-- Written problem --
Starting at the first line of the listing below, repeat each line up to and including the one containing "const yTicks = [50, 60, 70, 80, 90];". Leave out pictures.

-- Data --
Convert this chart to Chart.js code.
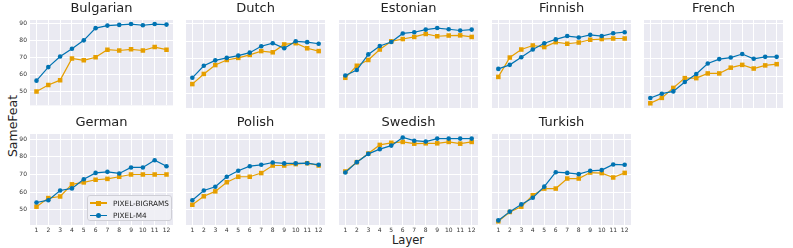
<!DOCTYPE html>
<html>
<head>
<meta charset="utf-8">
<script src="https://cdn.jsdelivr.net/npm/chart.js@4/dist/chart.umd.min.js"></script>
<style>
  body { margin: 0; background: #fff; width: 793px; height: 248px; position: relative; overflow: hidden; font-family: "DejaVu Sans", sans-serif; }
  canvas { position: absolute; }
  #ylab { position: absolute; left: 12px; top: 126px; transform: translate(-50%, -50%) rotate(-90deg); font-size: 12.5px; color: #222; white-space: nowrap; }
  #xlab { position: absolute; left: 408px; top: 240px; transform: translate(-50%, -50%); font-size: 11.5px; color: #222; }
  #legend { position: absolute; left: 87px; top: 195px; width: 85px; height: 26px; background: rgba(240,240,245,0.9); border: 1px solid #cfcfd6; border-radius: 3px; box-sizing: border-box; font-size: 7.3px; color: #222; }
  .row { position: absolute; left: 2px; height: 10px; display: flex; align-items: center; }
  .sym { position: relative; width: 17px; height: 10px; margin-right: 6px; }
  .sym .ln { position: absolute; left: 0; top: 4.4px; width: 17px; height: 1.3px; }
  .sym .mk { position: absolute; }
</style>
</head>
<body>
<div id="ylab">SameFeat</div>
<div id="xlab">Layer</div>

<script>
// panel order: row 1 then row 2
const languages = ['Bulgarian', 'Dutch', 'Estonian', 'Finnish', 'French', 'German', 'Polish', 'Swedish', 'Turkish'];
const layers = [1, 2, 3, 4, 5, 6, 7, 8, 9, 10, 11, 12];
const yTicks = [50, 60, 70, 80, 90];

// PIXEL-BIGRAMS, one list per language
const bigrams = [
  [50.0, 53.8, 56.7, 69.5, 68.4, 70.2, 74.7, 74.2, 74.9, 74.2, 76.2, 74.7],
  [55.5, 61.3, 66.4, 69.3, 70.5, 72.2, 74.4, 73.7, 78.2, 78.9, 76.0, 74.4],
  [59.1, 66.0, 69.3, 75.3, 80.0, 81.3, 82.5, 84.2, 82.9, 83.3, 83.4, 82.5],
  [59.6, 70.7, 75.3, 77.6, 76.7, 79.5, 78.6, 79.3, 80.9, 81.3, 81.6, 81.6],
  [44.5, 47.6, 53.3, 58.9, 58.9, 61.6, 61.6, 64.9, 66.5, 64.4, 66.2, 66.9],
  [51.7, 56.6, 57.5, 64.4, 65.5, 67.0, 67.5, 68.7, 70.0, 70.0, 70.0, 70.0],
  [52.8, 57.6, 60.4, 65.6, 68.7, 68.7, 70.8, 75.1, 75.1, 75.9, 76.4, 75.1],
  [71.7, 77.0, 81.9, 86.8, 88.0, 88.5, 87.5, 87.7, 87.7, 88.5, 87.5, 88.5],
  [43.4, 48.7, 51.7, 58.2, 62.0, 62.0, 67.7, 67.7, 71.1, 70.8, 68.3, 70.9]
];

// PIXEL-M4
const m4 = [
  [56.4, 64.4, 70.7, 75.2, 80.2, 87.4, 88.9, 89.3, 89.8, 89.1, 89.8, 89.5],
  [59.1, 66.0, 69.1, 70.5, 71.8, 73.5, 77.2, 78.9, 76.0, 80.0, 79.5, 78.6],
  [60.4, 63.6, 72.5, 77.3, 79.6, 84.5, 85.2, 86.7, 87.6, 86.9, 86.2, 86.7],
  [64.2, 66.5, 70.9, 75.3, 78.9, 81.1, 83.0, 82.2, 83.7, 83.0, 84.6, 85.2],
  [47.5, 50.0, 51.3, 56.7, 61.3, 67.3, 69.8, 70.7, 72.7, 70.0, 71.1, 71.1],
  [54.1, 55.4, 60.9, 62.1, 67.3, 70.9, 71.5, 70.6, 74.0, 74.0, 78.1, 74.7],
  [55.4, 60.9, 63.0, 68.7, 72.1, 74.7, 75.5, 76.8, 76.3, 76.3, 76.4, 75.5],
  [71.1, 77.0, 81.7, 84.4, 86.4, 91.0, 89.2, 88.7, 90.4, 90.4, 90.4, 90.4],
  [43.9, 48.9, 53.0, 56.8, 63.1, 71.3, 70.9, 70.2, 72.1, 72.5, 75.7, 75.5]
];

const ORANGE = '#E69F00';
const BLUE = '#0173B2';

const colLeft = [30, 182, 335, 488, 640];
const plotW = 147;
const rows = [
  { top: 0, plotH: 92, yMin: 41.8, yMax: 92.2, xLabels: false },
  { top: 114, plotH: 91, yMin: 41.3, yMax: 93.0, xLabels: true }
];
const titleH = 20;
const xAxisH = 11;

const bgPlugin = {
  id: 'bg',
  beforeDraw(chart) {
    const a = chart.chartArea, c = chart.ctx;
    c.save();
    c.fillStyle = '#EAEAF2';
    c.fillRect(a.left, a.top, a.right - a.left, a.bottom - a.top);
    c.restore();
  }
};

languages.forEach((lang, i) => {
  const r = i < 5 ? 0 : 1;
  const col = i % 5;
  const row = rows[r];
  const first = col === 0;
  const axisW = first ? 30 : 0;
  const canvas = document.createElement('canvas');
  const w = plotW + axisW;
  const h = titleH + row.plotH + (row.xLabels ? xAxisH : 0);
  canvas.width = w;
  canvas.height = h;
  canvas.style.left = (colLeft[col] - axisW) + 'px';
  canvas.style.top = row.top + 'px';
  canvas.style.width = w + 'px';
  canvas.style.height = h + 'px';
  document.body.appendChild(canvas);

  new Chart(canvas, {
    type: 'line',
    data: {
      datasets: [
        {
          label: 'PIXEL-BIGRAMS',
          data: layers.map((x, k) => ({ x: x, y: bigrams[i][k] })),
          borderColor: ORANGE,
          backgroundColor: ORANGE,
          borderWidth: 1.2,
          pointStyle: 'rect',
          pointRadius: 3.2,
          pointBorderWidth: 0,
          order: 1
        },
        {
          label: 'PIXEL-M4',
          data: layers.map((x, k) => ({ x: x, y: m4[i][k] })),
          borderColor: BLUE,
          backgroundColor: BLUE,
          borderWidth: 1.2,
          pointStyle: 'circle',
          pointRadius: 2.3,
          pointBorderWidth: 0,
          order: 0
        }
      ]
    },
    options: {
      responsive: false,
      animation: false,
      layout: { padding: 0 },
      plugins: {
        legend: { display: false },
        tooltip: { enabled: false },
        title: {
          display: true,
          fullSize: false,
          text: lang,
          color: '#222',
          font: { family: 'DejaVu Sans', size: 13, weight: 'normal' },
          padding: { top: 0.5, bottom: titleH - 0.5 - 13 * 1.2 }
        }
      },
      scales: {
        x: {
          type: 'linear',
          min: 0.45,
          max: 12.55,
          afterBuildTicks: s => { s.ticks = layers.map(v => ({ value: v })); },
          afterFit: s => { s.height = row.xLabels ? xAxisH : 0; },
          border: { display: false },
          grid: { color: '#ffffff', lineWidth: 1, drawTicks: false },
          ticks: {
            display: row.xLabels,
            padding: 2,
            maxRotation: 0,
            autoSkip: false,
            color: '#333',
            font: { family: 'DejaVu Sans', size: 6 }
          }
        },
        y: {
          min: row.yMin,
          max: row.yMax,
          afterBuildTicks: s => { s.ticks = yTicks.map(v => ({ value: v })); },
          afterFit: s => { s.width = axisW; },
          border: { display: false },
          grid: { color: '#ffffff', lineWidth: 1, drawTicks: false },
          ticks: {
            display: first,
            padding: 3,
            color: '#333',
            font: { family: 'DejaVu Sans', size: 6 }
          }
        }
      }
    },
    plugins: [bgPlugin]
  });
});

// legend inside the German panel
const legend = document.createElement('div');
legend.id = 'legend';
[
  { name: 'PIXEL-BIGRAMS', color: ORANGE, shape: 'square' },
  { name: 'PIXEL-M4', color: BLUE, shape: 'circle' }
].forEach((e, k) => {
  const row = document.createElement('div');
  row.className = 'row';
  row.style.top = (2 + k * 12.5) + 'px';
  const sym = document.createElement('div');
  sym.className = 'sym';
  const ln = document.createElement('div');
  ln.className = 'ln';
  ln.style.background = e.color;
  const mk = document.createElement('div');
  mk.className = 'mk';
  mk.style.background = e.color;
  mk.style.width = mk.style.height = '5px';
  mk.style.left = '6px';
  mk.style.top = '2.5px';
  if (e.shape === 'circle') mk.style.borderRadius = '50%';
  sym.appendChild(ln);
  sym.appendChild(mk);
  const txt = document.createElement('span');
  txt.textContent = e.name;
  row.appendChild(sym);
  row.appendChild(txt);
  legend.appendChild(row);
});
document.body.appendChild(legend);
</script>
</body>
</html>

-- Correct response --
Convert this chart to Chart.js code.
<!DOCTYPE html>
<html>
<head>
<meta charset="utf-8">
<script src="https://cdn.jsdelivr.net/npm/chart.js@4/dist/chart.umd.min.js"></script>
<style>
  body { margin: 0; background: #fff; width: 793px; height: 248px; position: relative; overflow: hidden; font-family: "DejaVu Sans", sans-serif; }
  canvas { position: absolute; }
  #ylab { position: absolute; left: 12px; top: 126px; transform: translate(-50%, -50%) rotate(-90deg); font-size: 12.5px; color: #222; white-space: nowrap; }
  #xlab { position: absolute; left: 408px; top: 240px; transform: translate(-50%, -50%); font-size: 11.5px; color: #222; }
  #legend { position: absolute; left: 87px; top: 195px; width: 85px; height: 26px; background: rgba(240,240,245,0.9); border: 1px solid #cfcfd6; border-radius: 3px; box-sizing: border-box; font-size: 7.3px; color: #222; }
  .row { position: absolute; left: 2px; height: 10px; display: flex; align-items: center; }
  .sym { position: relative; width: 17px; height: 10px; margin-right: 6px; }
  .sym .ln { position: absolute; left: 0; top: 4.4px; width: 17px; height: 1.3px; }
  .sym .mk { position: absolute; }
</style>
</head>
<body>
<div id="ylab">SameFeat</div>
<div id="xlab">Layer</div>

<script>
// panel order: row 1 then row 2
const languages = ['Bulgarian', 'Dutch', 'Estonian', 'Finnish', 'French', 'German', 'Polish', 'Swedish', 'Turkish'];
const layers = [1, 2, 3, 4, 5, 6, 7, 8, 9, 10, 11, 12];
const yTicks = [50, 60, 70, 80, 90];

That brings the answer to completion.